The physical properties of multi layer packing material, such as being lightweight, high tensile strength, water and grease resistance and aesthetic appeal help making the recycled mediums such as the ropes attractive, functional and versatile.
Textile Waste: India is one of the largest producers of textile and the waste associated it with. We work closely with women from villages in Sirsa and Jodhpur regions of Haryana and Rajasthan respectively, to convert textile waste into ropes. These ropes are mostly hand woven using colourful materials, which adds further texture and life to this versatile medium.
In addition to these explored mediums and methods of recycling plastic and fabric waste, we will explore and innovate several techniques of recycling these materials through our skill labs. These new techniques and methods will expand our area of exploration so we can innovate and design various other products which will further grow our product line.
Our aim is to develop products using waste plastic that have the following characteristics:
Form : Our products can be defined as a seamless combination of traditional craftsmanship with modern design sensibilities to create functional, comfortable and unique pieces of furniture and home living items.
Function : Our products have taken cues from India’s most functional piece of furniture, which is the charpoy bed.
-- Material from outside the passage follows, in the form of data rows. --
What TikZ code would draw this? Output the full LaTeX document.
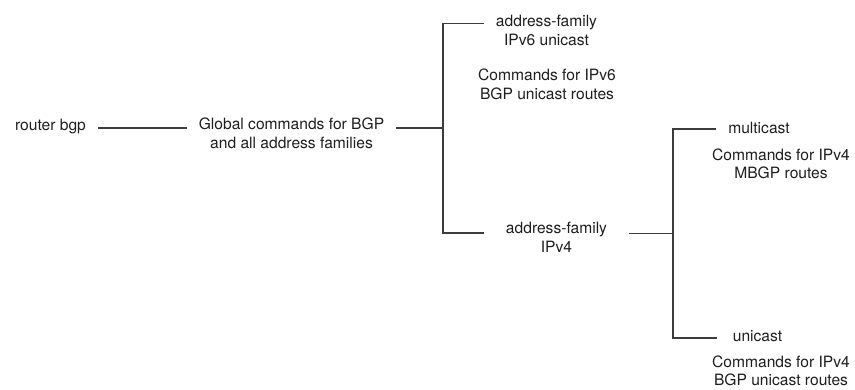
\documentclass[tikz,border=0pt]{standalone}
\usepackage{fontspec}
\setmainfont{TeX Gyre Heros}
\usetikzlibrary{positioning,calc}
\definecolor{bgpLine}{HTML}{3C3C3C}
\definecolor{bgpText}{HTML}{1E1E1E}
\tikzset{
  cmd/.style={
    text=bgpText, align=center, inner ysep=0pt, inner xsep=#1,
    font=\fontsize{15.6}{18.8}\selectfont, anchor=base},
  cmd/.default=12pt,
  branch/.style={draw=bgpLine, line width=1.1pt},
}

\begin{document}
\begin{tikzpicture}[x=1pt, y=-1pt]
\useasboundingbox (0,0) rectangle (855,389);

% the command modes (base = last line)
\node[cmd] (rb) at (50.5,130) {router bgp};
\node[cmd] (gl) at (291.5,148) {Global commands for BGP\\and all address families};
\node[cmd] (af6) at (546.5,45.3) {address-family\\IPv6 unicast};
\node[cmd] (cmd6) at (547,99) {Commands for IPv6\\BGP unicast routes};
\node[cmd=22pt] (af4) at (556.5,252) {address-family\\IPv4};
\node[cmd] (mc) at (759,133) {multicast};
\node[cmd] (cmdmc) at (781,178.8) {Commands for IPv4\\MBGP routes};
\node[cmd=16pt] (uc) at (757.5,341) {unicast};
\node[cmd] (cmduc) at (781,385.8) {Commands for IPv4\\BGP unicast routes};

% branch points
\coordinate (j1) at (443,128);
\coordinate (j2) at (673,233.5);

\draw[branch] (rb.east |- j1) -- (gl.west |- j1);
\draw[branch] (gl.east |- j1) -- (j1);
\draw[branch] ([yshift=21.8pt]af6.base west) -| (j1) |- ([yshift=19pt]af4.base west);
\draw[branch] (af4.east |- j2) -- (j2);
\draw[branch] ([yshift=4pt]mc.base west) -| (j2) |- ([yshift=3pt]uc.base west);

\end{tikzpicture}
\end{document}
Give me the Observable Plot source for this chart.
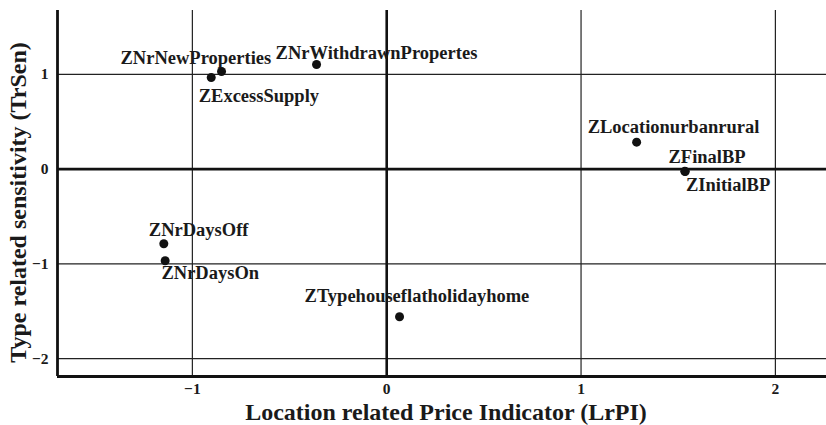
<!DOCTYPE html>
<html>
<head>
<meta charset="utf-8">
<script src="https://cdn.jsdelivr.net/npm/d3@7"></script>
<script src="https://cdn.jsdelivr.net/npm/@observablehq/plot@0.6"></script>
<style>
html, body { margin: 0; padding: 0; background: #fff; }
</style>
</head>
<body>
<div id="chart"></div>
<script>
// ---- data ----
const names = [
  "ZNrNewProperties",
  "ZNrWithdrawnPropertes",
  "ZExcessSupply",
  "ZLocationurbanrural",
  "ZFinalBP",
  "ZInitialBP",
  "ZNrDaysOff",
  "ZNrDaysOn",
  "ZTypehouseflatholidayhome"
];
const lrpi  = [-0.850, -0.361, -0.903, 1.286, 1.534, 1.536, -1.147, -1.140, 0.066];
const trsen = [ 1.030,  1.103,  0.966, 0.284, -0.024, -0.026, -0.788, -0.967, -1.558];
const xTicks = [-1, 0, 1, 2];
const yTicks = [-2, -1, 0, 1];
const xTitle = "Location related Price Indicator (LrPI)";
const yTitle = "Type related sensitivity (TrSen)";

// ---- layout (label offsets in px from each point) ----
const placement = {
  "ZNrNewProperties": [-101, -13.5],
  "ZNrWithdrawnPropertes": [-41, -11.5],
  "ZExcessSupply": [-12.5, 19],
  "ZLocationurbanrural": [-49, -15],
  "ZFinalBP": [-16.3, -14.5],
  "ZInitialBP": [0.7, 14],
  "ZNrDaysOff": [-15, -14],
  "ZNrDaysOn": [-3.7, 12.7],
  "ZTypehouseflatholidayhome": [-95, -21]
};
const xDomain = [-1.694, 2.263];
const yDomain = [-2.188, 1.673];
const font = "'Liberation Serif', 'Times New Roman', serif";
const ink = "#1a1a1a";
const fmt = d => (d < 0 ? "\u2212" : "") + Math.abs(d);

const points = names.map((name, i) => ({name, x: lrpi[i], y: trsen[i]}));

const labelMarks = points.map(p => Plot.text([p], {
  x: "x", y: "y", text: "name",
  textAnchor: "start", lineAnchor: "middle",
  dx: placement[p.name][0], dy: placement[p.name][1],
  fontSize: 18.5, fill: ink
}));

const chart = Plot.plot({
  width: 826,
  height: 425,
  marginLeft: 57,
  marginRight: 0,
  marginTop: 10,
  marginBottom: 49,
  style: {fontFamily: font, fontWeight: "bold", background: "#fff", color: ink},
  x: {domain: xDomain},
  y: {domain: yDomain},
  marks: [
    Plot.ruleX(xTicks.filter(v => v !== 0), {stroke: "#222", strokeWidth: 1.2}),
    Plot.ruleY(yTicks.filter(v => v !== 0), {stroke: "#222", strokeWidth: 1.2}),
    Plot.ruleX([0], {stroke: "#111", strokeWidth: 2.6}),
    Plot.ruleY([0], {stroke: "#111", strokeWidth: 2.6}),
    Plot.ruleX([xDomain[0]], {stroke: "#111", strokeWidth: 2.8}),
    Plot.ruleY([yDomain[0]], {stroke: "#111", strokeWidth: 2.8}),
    Plot.axisX({ticks: xTicks, tickFormat: fmt, tickSize: 0, tickPadding: 6, fontSize: 15.5, label: null}),
    Plot.axisY({ticks: yTicks, tickFormat: fmt, tickSize: 0, tickPadding: 9, fontSize: 15.5, label: null}),
    Plot.dot(points, {x: "x", y: "y", r: 4.5, fill: "#111"}),
    ...labelMarks,
    Plot.text([xTitle], {text: d => d, frameAnchor: "bottom", textAnchor: "middle", lineAnchor: "middle", dx: 4, dy: 35.5, fontSize: 24, fill: ink}),
    Plot.text([yTitle], {text: d => d, frameAnchor: "left", textAnchor: "middle", lineAnchor: "middle", rotate: -90, dx: -38.7, dy: 9, fontSize: 24, fill: ink})
  ]
});
document.getElementById("chart").appendChild(chart);
</script>
</body>
</html>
We work closely with product designers and weave artists to curate practical objects that make ever everyday living even more comfortable yet attractive.
Quality : We use materials such as wood and iron for the framing of our products upon which we do the weaving. The tenacity of our frames combined with intricate and fitted weaving techniques, passed down by generations of charpai weavers that made sturdy beds for everyday use; our products are last for years, where most can be used outdoors and indoors with simple cleaning instructions.
Sustainability : We focus on a model of circular economy, where we use plastic and fabric waste materials created during the manufacturing process by flexi packaging units that has not yet passed through the consumer, but would have otherwise been dumped and discarded; adding to the global plastic waste.
Afterlife: Our aim to develop products that have long term usage value that can be circulated within the economy, and kept out of the environment.